Variable-Complexity Weighted-Tempered Gibbs Samplers for Bayesian Variable Selection

Subset weighted-Tempered Gibbs Sampler (wTGS) has been recently introduced by Jankowiak to reduce the computation complexity per MCMC iteration in high-dimensional applications where the exact calculation of the posterior inclusion probabilities (PIP) is not essential. However, the Rao-Backwellized estimator associated with this sampler has a high variance as the ratio between the signal dimension and the number of conditional PIP estimations is large. In this paper, we design a new subset weighted-Tempered Gibbs Sampler (wTGS) where the expected number of computations of conditional PIPs per MCMC iteration can be much smaller than the signal dimension.

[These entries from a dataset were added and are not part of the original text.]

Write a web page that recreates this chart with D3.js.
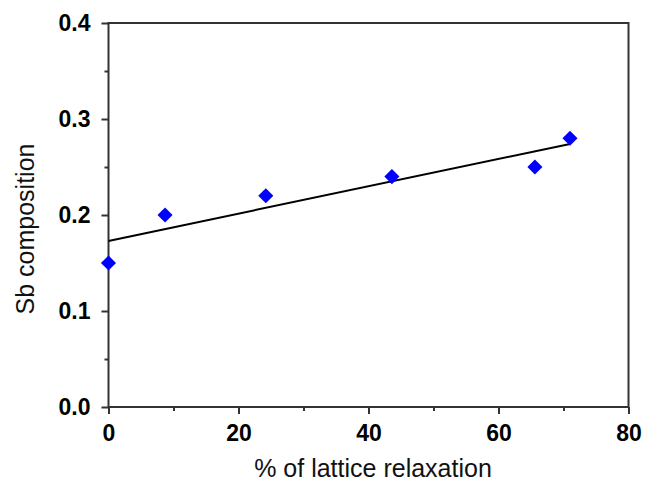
<!DOCTYPE html>
<html>
<head>
<meta charset="utf-8">
<script src="https://cdn.jsdelivr.net/npm/d3@7"></script>
<style>
  html, body { margin: 0; padding: 0; background: #fff; }
</style>
</head>
<body>
<div id="chart"></div>
<script>
// data
const relaxation = [0, 8.7, 24.2, 43.6, 65.6, 71.0];
const sbComp = [0.15, 0.20, 0.22, 0.24, 0.25, 0.28];
// linear fit drawn in the figure (two ends)
const fitX = [0, 71.0];
const fitY = [0.173, 0.274];

const xMajor = [0, 20, 40, 60, 80];
const xMinor = [10, 30, 50, 70];
const yMajor = [0, 0.1, 0.2, 0.3, 0.4];
const yMinor = [0.05, 0.15, 0.25, 0.35];

const W = 654, H = 483;
const M = { left: 108.5, right: 25.5, top: 23, bottom: 76 };
const pw = W - M.left - M.right;
const ph = H - M.top - M.bottom;
const AXIS = '#333';
const FONT = 'Arial, "Liberation Sans", sans-serif';

const x = d3.scaleLinear().domain([0, 80]).range([0, pw]);
const y = d3.scaleLinear().domain([0, 0.4]).range([ph, 0]);

const svg = d3.select('#chart').append('svg')
  .attr('width', W).attr('height', H);

const g = svg.append('g').attr('transform', `translate(${M.left},${M.top})`);

// ── frame ─────────────────────────────────────────────────────────────
g.append('rect')
  .attr('x', 0).attr('y', 0).attr('width', pw).attr('height', ph)
  .attr('fill', 'none').attr('stroke', AXIS).attr('stroke-width', 2);

// ── axes ──────────────────────────────────────────────────────────────
function styleAxis(sel) {
  sel.select('.domain').remove();
  sel.selectAll('.tick line').attr('stroke', AXIS).attr('stroke-width', 2);
  sel.selectAll('.tick text')
    .attr('fill', '#000')
    .attr('font-family', FONT)
    .attr('font-weight', 'bold')
    .attr('font-size', '23px');
}

g.append('g').attr('transform', `translate(0,${ph})`)
  .call(d3.axisBottom(x).tickValues(xMinor).tickSize(4).tickFormat(''))
  .call(styleAxis);
g.append('g').attr('transform', `translate(0,${ph})`)
  .call(d3.axisBottom(x).tickValues(xMajor).tickSize(7).tickPadding(11).tickFormat(d3.format('d')))
  .call(styleAxis);

g.append('g')
  .call(d3.axisLeft(y).tickValues(yMinor).tickSize(4).tickFormat(''))
  .call(styleAxis);
g.append('g')
  .call(d3.axisLeft(y).tickValues(yMajor).tickSize(7).tickPadding(11).tickFormat(d3.format('.1f')))
  .call(styleAxis);

// ── axis titles ───────────────────────────────────────────────────────
svg.append('text')
  .attr('x', 373).attr('y', 477)
  .attr('text-anchor', 'middle')
  .attr('font-family', FONT).attr('font-size', '25px').attr('fill', '#111')
  .text('% of lattice relaxation');

svg.append('text')
  .attr('transform', 'translate(34,229) rotate(-90)')
  .attr('text-anchor', 'middle')
  .attr('font-family', FONT).attr('font-size', '25px').attr('fill', '#111')
  .text('Sb composition');

// ── fit line ──────────────────────────────────────────────────────────
g.append('path')
  .datum(fitX.map((d, i) => [d, fitY[i]]))
  .attr('d', d3.line().x(d => x(d[0])).y(d => y(d[1])))
  .attr('fill', 'none').attr('stroke', '#000').attr('stroke-width', 2);

// ── points ────────────────────────────────────────────────────────────
const diamond = d3.symbol().type(d3.symbolDiamond2).size(145);
g.selectAll('.pt')
  .data(relaxation.map((d, i) => [d, sbComp[i]]))
  .join('path')
  .attr('class', 'pt')
  .attr('transform', d => `translate(${x(d[0])},${y(d[1])})`)
  .attr('d', diamond)
  .attr('fill', '#0000ff');
</script>
</body>
</html>
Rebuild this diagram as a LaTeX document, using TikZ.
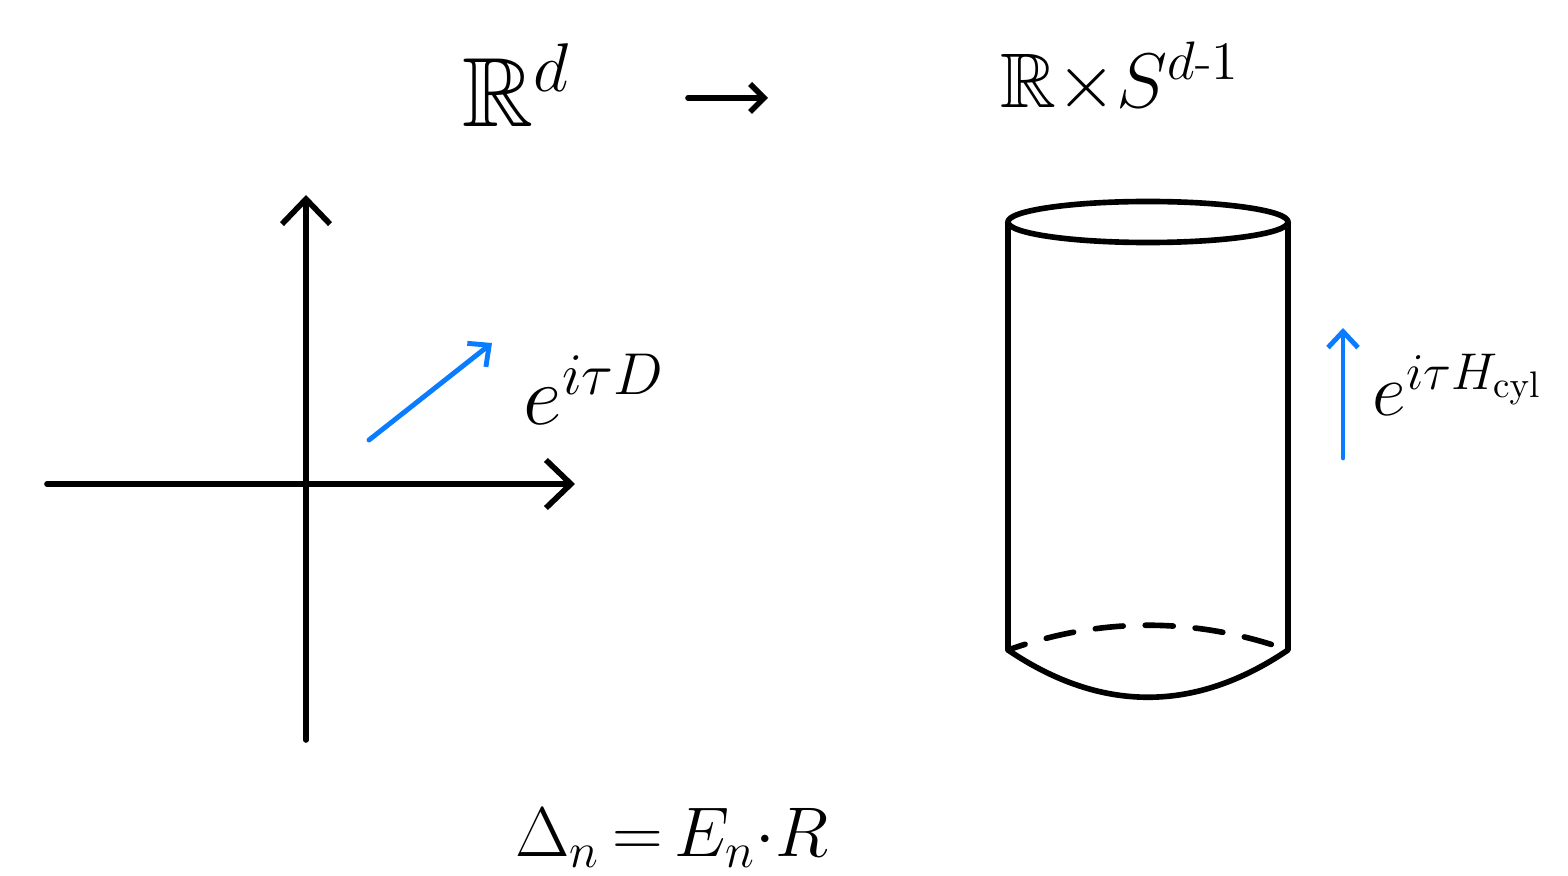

Different from the subset wTGS and wTGS, our sampler has a variable complexity per MCMC iteration. We provide an upper bound on the variance of an associated Rao-Blackwellized estimator for this sampler at a finite number of iterations, $T$, and show that the variance is $O\big(\big(\frac{P}{S}\big)^2 \frac{\log T}{T}\big)$ for a given dataset where $S$ is the expected number of conditional PIP computations per MCMC iteration. Experiments show that our Rao-Blackwellized estimator can have a smaller variance than its counterpart associated with the subset wTGS.